THE EXERCISE:
Extract the lines of the material below, beginning with the first and ending with the line that holds "from matplotlib.ticker import". Skip every picture.

DATASET SECTION:
-.-.-

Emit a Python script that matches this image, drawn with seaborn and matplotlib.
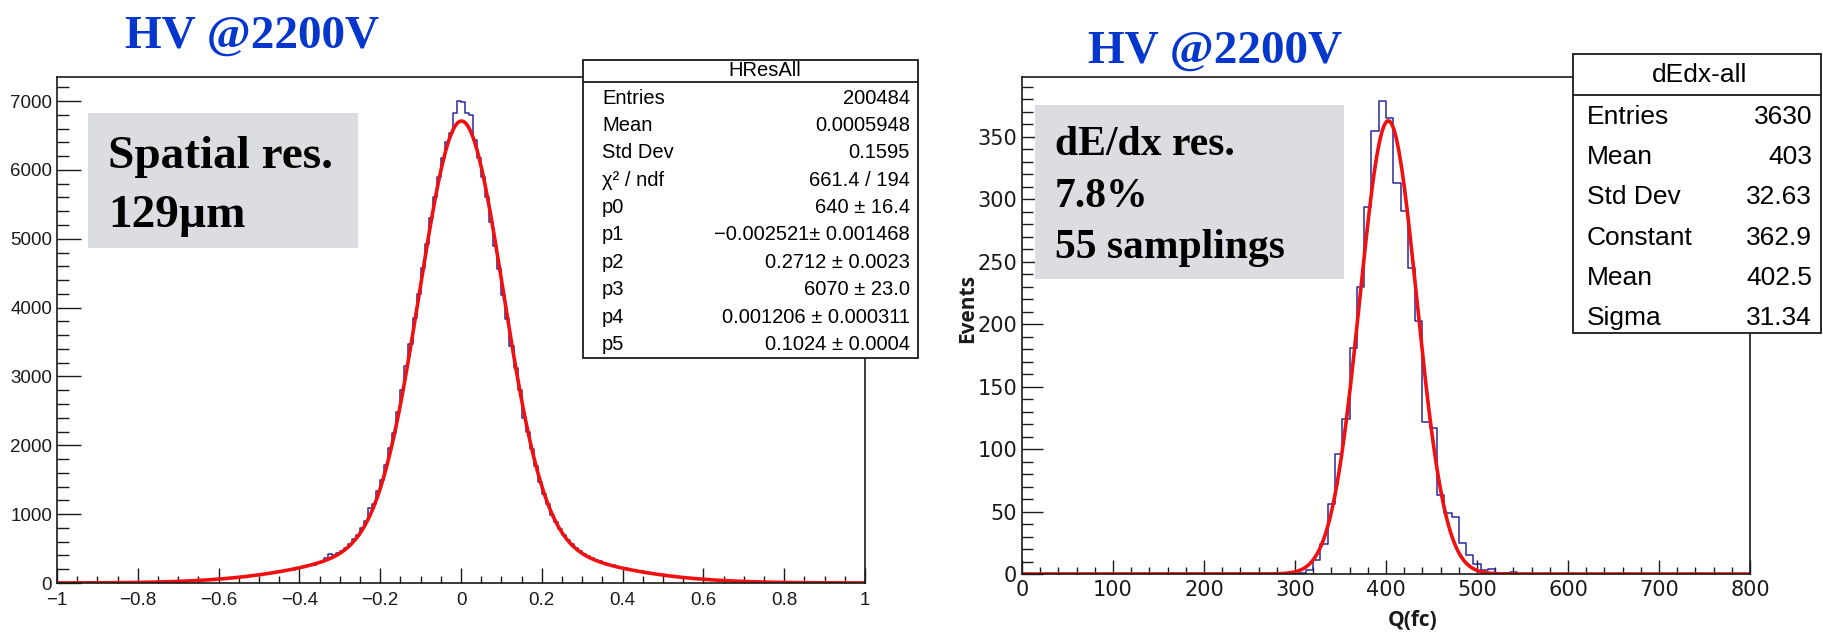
import numpy as np
import pandas as pd
import matplotlib
matplotlib.use("Agg")
import matplotlib.pyplot as plt
import seaborn as sns
from matplotlib.patches import Rectangle
from matplotlib.lines import Line2D
from matplotlib.ticker import MultipleLocator, FuncFormatter

# ---------------- data ----------------
# Spatial residuals: 200 bins of width 0.01 on [-1, 1]
res_counts_neg = [
    1, 1, 0, 2, 1, 1, 2, 2, 3, 2,
    3, 2, 4, 4, 5, 4, 6, 7, 6, 8,
    9, 11, 10, 13, 12, 16, 15, 19, 21, 20,
    25, 27, 28, 33, 34, 40, 39, 47, 48, 55,
    58, 64, 66, 75, 77, 88, 90, 101, 104, 116,
    124, 127, 141, 150, 154, 170, 175, 191, 196, 214,
    228, 241, 255, 268, 295, 310, 360, 420, 400, 430,
    462, 510, 565, 640, 700, 800, 900, 1090, 1150, 1330,
    1500, 1720, 1955, 2180, 2490, 2800, 3150, 3470, 3850, 4200,
    4580, 4930, 5300, 5610, 5900, 6170, 6400, 6540, 6830, 7000,
]
res_counts_pos = [
    6990, 6830, 6800, 6430, 6180, 5900, 5600, 5250, 4890, 4560,
    4190, 3830, 3440, 3120, 2810, 2400, 2200, 1945, 1700, 1470,
    1290, 1150, 985, 890, 790, 690, 625, 560, 510, 462,
    425, 395, 360, 335, 315, 290, 268, 258, 236, 222,
    212, 196, 190, 174, 168, 154, 150, 136, 131, 118,
    115, 104, 100, 90, 87, 77, 75, 66, 64, 56,
    54, 47, 46, 40, 39, 34, 33, 28, 27, 23,
    22, 19, 18, 17, 14, 14, 11, 11, 9, 9,
    8, 7, 6, 5, 5, 4, 4, 3, 3, 3,
    2, 2, 2, 2, 1, 1, 1, 1, 1, 1,
]
res_range = (-1.0, 1.0)
res_nbins = 200
# double-Gaussian fit: p0..p5
res_fit = [640, -0.002521, 0.2712, 6070, 0.001206, 0.1024]
res_stat_names = ["Entries", "Mean", "Std Dev", "\u03c7\u00b2 / ndf",
                  "p0", "p1", "p2", "p3", "p4", "p5"]
res_stat_values = ["200484", "0.0005948", "0.1595", "661.4 / 194",
                   "640 \u00b1 16.4", "\u22120.002521\u00b1 0.001468",
                   "0.2712 \u00b1 0.0023", "6070 \u00b1 23.0",
                   "0.001206 \u00b1 0.000311", "0.1024 \u00b1 0.0004"]

# dE/dx: 100 bins of width 8 on [0, 800]; bins before index 38 are empty
dedx_first_bin = 38
dedx_counts_nonzero = [1, 3, 11, 24, 56, 96, 124, 181, 230, 294, 355, 379,
                       365, 313, 291, 245, 203, 122, 117, 63, 49, 46, 25, 15,
                       8, 3, 4, 0, 1, 2]
dedx_range = (0.0, 800.0)
dedx_nbins = 100
# Gaussian fit: constant, mean, sigma
dedx_fit = [362.9, 402.5, 31.34]
dedx_stat_names = ["Entries", "Mean", "Std Dev", "Constant", "Mean", "Sigma"]
dedx_stat_values = ["3630", "403", "32.63", "362.9", "402.5", "31.34"]

title_text = "HV @2200V"
left_note = ["Spatial res.", "129\u00b5m"]
right_note = ["dE/dx res.", "7.8%", "55 samplings"]

# ---------------- figure ----------------
W, H, DPI = 1823, 632, 100
sns.set_theme(style="white")
plt.rcParams["font.family"] = ["Liberation Sans", "DejaVu Sans"]
plt.rcParams["axes.unicode_minus"] = True

fig = plt.figure(figsize=(W / DPI, H / DPI), dpi=DPI)
fig.patch.set_facecolor("white")


def fx(px):
    return px / W


def fy(py):
    return 1 - py / H


def ax_rect(x0, y0, x1, y1):
    return [fx(x0), fy(y1), (x1 - x0) / W, (y1 - y0) / H]


HIST_COLOR = "#2a2a9c"
FIT_COLOR = "#f01010"
FRAME = "#1a1a1a"


def root_fmt(v, _):
    v = round(v, 9)
    if abs(v) < 1e-9:
        v = 0.0
    return ("%g" % v).replace("-", "\u2212")


def style_axes(ax, label_family, label_size, ylen, xlen, ypad, xpad):
    for s in ax.spines.values():
        s.set_visible(True)
        s.set_color(FRAME)
        s.set_linewidth(1.2)
    ax.tick_params(axis="both", which="both", direction="in", colors=FRAME,
                   width=1.0, labelsize=label_size, top=False, right=False,
                   bottom=True, left=True, labelfontfamily=label_family)
    ax.tick_params(axis="y", which="major", length=ylen[0], pad=ypad)
    ax.tick_params(axis="y", which="minor", length=ylen[1])
    ax.tick_params(axis="x", which="major", length=xlen[0], pad=xpad)
    ax.tick_params(axis="x", which="minor", length=xlen[1])
    ax.xaxis.set_major_formatter(FuncFormatter(root_fmt))
    ax.yaxis.set_major_formatter(FuncFormatter(root_fmt))
    ax.grid(False)
    ax.set_facecolor("white")


def binned_frame(lo, hi, nbins, counts):
    edges = np.linspace(lo, hi, nbins + 1)
    centers = 0.5 * (edges[:-1] + edges[1:])
    return pd.DataFrame({"x": centers, "n": np.asarray(counts, dtype=float)})


# ---- left panel: spatial resolution ----
ax1 = fig.add_axes(ax_rect(57, 77, 865, 583))
res_df = binned_frame(res_range[0], res_range[1], res_nbins,
                      res_counts_neg + res_counts_pos)
sns.histplot(data=res_df, x="x", weights="n", bins=res_nbins,
             binrange=res_range, element="step", fill=False,
             color=HIST_COLOR, linewidth=1.1, ax=ax1)
xs1 = np.linspace(res_range[0], res_range[1], 1001)
p0, p1, p2, p3, p4, p5 = res_fit
ys1 = p0 * np.exp(-0.5 * ((xs1 - p1) / p2) ** 2) + \
    p3 * np.exp(-0.5 * ((xs1 - p4) / p5) ** 2)
sns.lineplot(x=xs1, y=ys1, color=FIT_COLOR, linewidth=2.6, estimator=None,
             ax=ax1)
ax1.set_xlim(*res_range)
ax1.set_ylim(0, 7350)
ax1.xaxis.set_major_locator(MultipleLocator(0.2))
ax1.xaxis.set_minor_locator(MultipleLocator(0.05))
ax1.yaxis.set_major_locator(MultipleLocator(1000))
ax1.yaxis.set_minor_locator(MultipleLocator(200))
ax1.set_xlabel("")
ax1.set_ylabel("")
style_axes(ax1, "Liberation Sans", 13.5, (17, 8.6), (11, 5), 3.5, 6.5)

# ---- right panel: dE/dx ----
ax2 = fig.add_axes(ax_rect(1022, 77, 1750, 574))
dedx_counts = [0] * dedx_first_bin + dedx_counts_nonzero
dedx_counts += [0] * (dedx_nbins - len(dedx_counts))
dedx_df = binned_frame(dedx_range[0], dedx_range[1], dedx_nbins, dedx_counts)
sns.histplot(data=dedx_df, x="x", weights="n", bins=dedx_nbins,
             binrange=dedx_range, element="step", fill=False,
             color=HIST_COLOR, linewidth=1.1, ax=ax2)
xs2 = np.linspace(dedx_range[0], dedx_range[1], 1601)
c, mu, sig = dedx_fit
ys2 = c * np.exp(-0.5 * ((xs2 - mu) / sig) ** 2)
sns.lineplot(x=xs2, y=ys2, color=FIT_COLOR, linewidth=2.6, estimator=None,
             ax=ax2)
ax2.set_xlim(*dedx_range)
ax2.set_ylim(0, 398)
ax2.xaxis.set_major_locator(MultipleLocator(100))
ax2.xaxis.set_minor_locator(MultipleLocator(20))
ax2.yaxis.set_major_locator(MultipleLocator(50))
ax2.yaxis.set_minor_locator(MultipleLocator(10))
ax2.set_xlabel("")
ax2.set_ylabel("")
style_axes(ax2, "Liberation Sans Narrow", 15, (15, 8), (10, 5), 3.6, 4.3)

fig.text(fx(1413), fy(620), "Q(fc)", family=["Open Sans", "DejaVu Sans"],
         fontweight="bold", fontsize=15, ha="center", va="center",
         color=FRAME)
fig.text(fx(968), fy(309), "Events", family=["Open Sans", "DejaVu Sans"],
         fontweight="bold", fontsize=15, ha="center", va="center",
         rotation=90, color=FRAME)


# ---- stats boxes ----
def stats_box(x0, y0, x1, y1, sep_y, title, title_x, title_y, names, values,
              row0, dy, lab_x, val_x, size):
    fig.add_artist(Rectangle((fx(x0), fy(y1)), (x1 - x0) / W, (y1 - y0) / H,
                             transform=fig.transFigure, facecolor="white",
                             edgecolor=FRAME, linewidth=1.3, zorder=10))
    fig.add_artist(Line2D([fx(x0), fx(x1)], [fy(sep_y), fy(sep_y)],
                          transform=fig.transFigure, color=FRAME,
                          linewidth=1.3, zorder=11))
    fig.text(fx(title_x), fy(title_y), title, fontsize=size, ha="center",
             va="center", color="black", zorder=12)
    for i, (n, v) in enumerate(zip(names, values)):
        yy = fy(row0 + i * dy)
        fig.text(fx(lab_x), yy, n, fontsize=size, ha="left", va="center",
                 color="black", zorder=12)
        fig.text(fx(val_x), yy, v, fontsize=size, ha="right", va="center",
                 color="black", zorder=12)


stats_box(583, 60, 918, 358, 82, "HResAll", 765, 71,
          res_stat_names, res_stat_values, 98, 27.4, 602, 910, 14.5)
stats_box(1573, 54, 1821, 333, 95, "dEdx-all", 1700, 75,
          dedx_stat_names, dedx_stat_values, 117, 40.2, 1587, 1812, 19)

# ---- titles ----
TITLE_BLUE = "#0637cc"
serif = ["Liberation Serif", "DejaVu Serif"]
fig.text(fx(252), fy(48), title_text, family=serif, fontweight="bold",
         fontsize=34, color=TITLE_BLUE, ha="center", va="baseline")
fig.text(fx(1215), fy(63), title_text, family=serif, fontweight="bold",
         fontsize=34, color=TITLE_BLUE, ha="center", va="baseline")

# ---- annotation boxes ----
GREY = "#dcdde0"
fig.add_artist(Rectangle((fx(88), fy(248)), (358 - 88) / W, (248 - 113) / H,
                         transform=fig.transFigure, facecolor=GREY,
                         edgecolor="none", zorder=13))
for line, base in zip(left_note, [168, 227]):
    fig.text(fx(108), fy(base), line, family=serif, fontweight="bold",
             fontsize=34, color="black", ha="left", va="baseline", zorder=14)

fig.add_artist(Rectangle((fx(1035), fy(279)), (1344 - 1035) / W,
                         (279 - 105) / H, transform=fig.transFigure,
                         facecolor=GREY, edgecolor="none", zorder=13))
for line, base in zip(right_note, [155, 207, 258]):
    fig.text(fx(1055), fy(base), line, family=serif, fontweight="bold",
             fontsize=30, color="black", ha="left", va="baseline", zorder=14)

fig.savefig("out.png", dpi=DPI, facecolor="white")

-.-.-

SOLUTION TO THE EXERCISE:
Emit a Python script that matches this image, drawn with seaborn and matplotlib.
import numpy as np
import pandas as pd
import matplotlib
matplotlib.use("Agg")
import matplotlib.pyplot as plt
import seaborn as sns
from matplotlib.patches import Rectangle
from matplotlib.lines import Line2D
from matplotlib.ticker import MultipleLocator, FuncFormatter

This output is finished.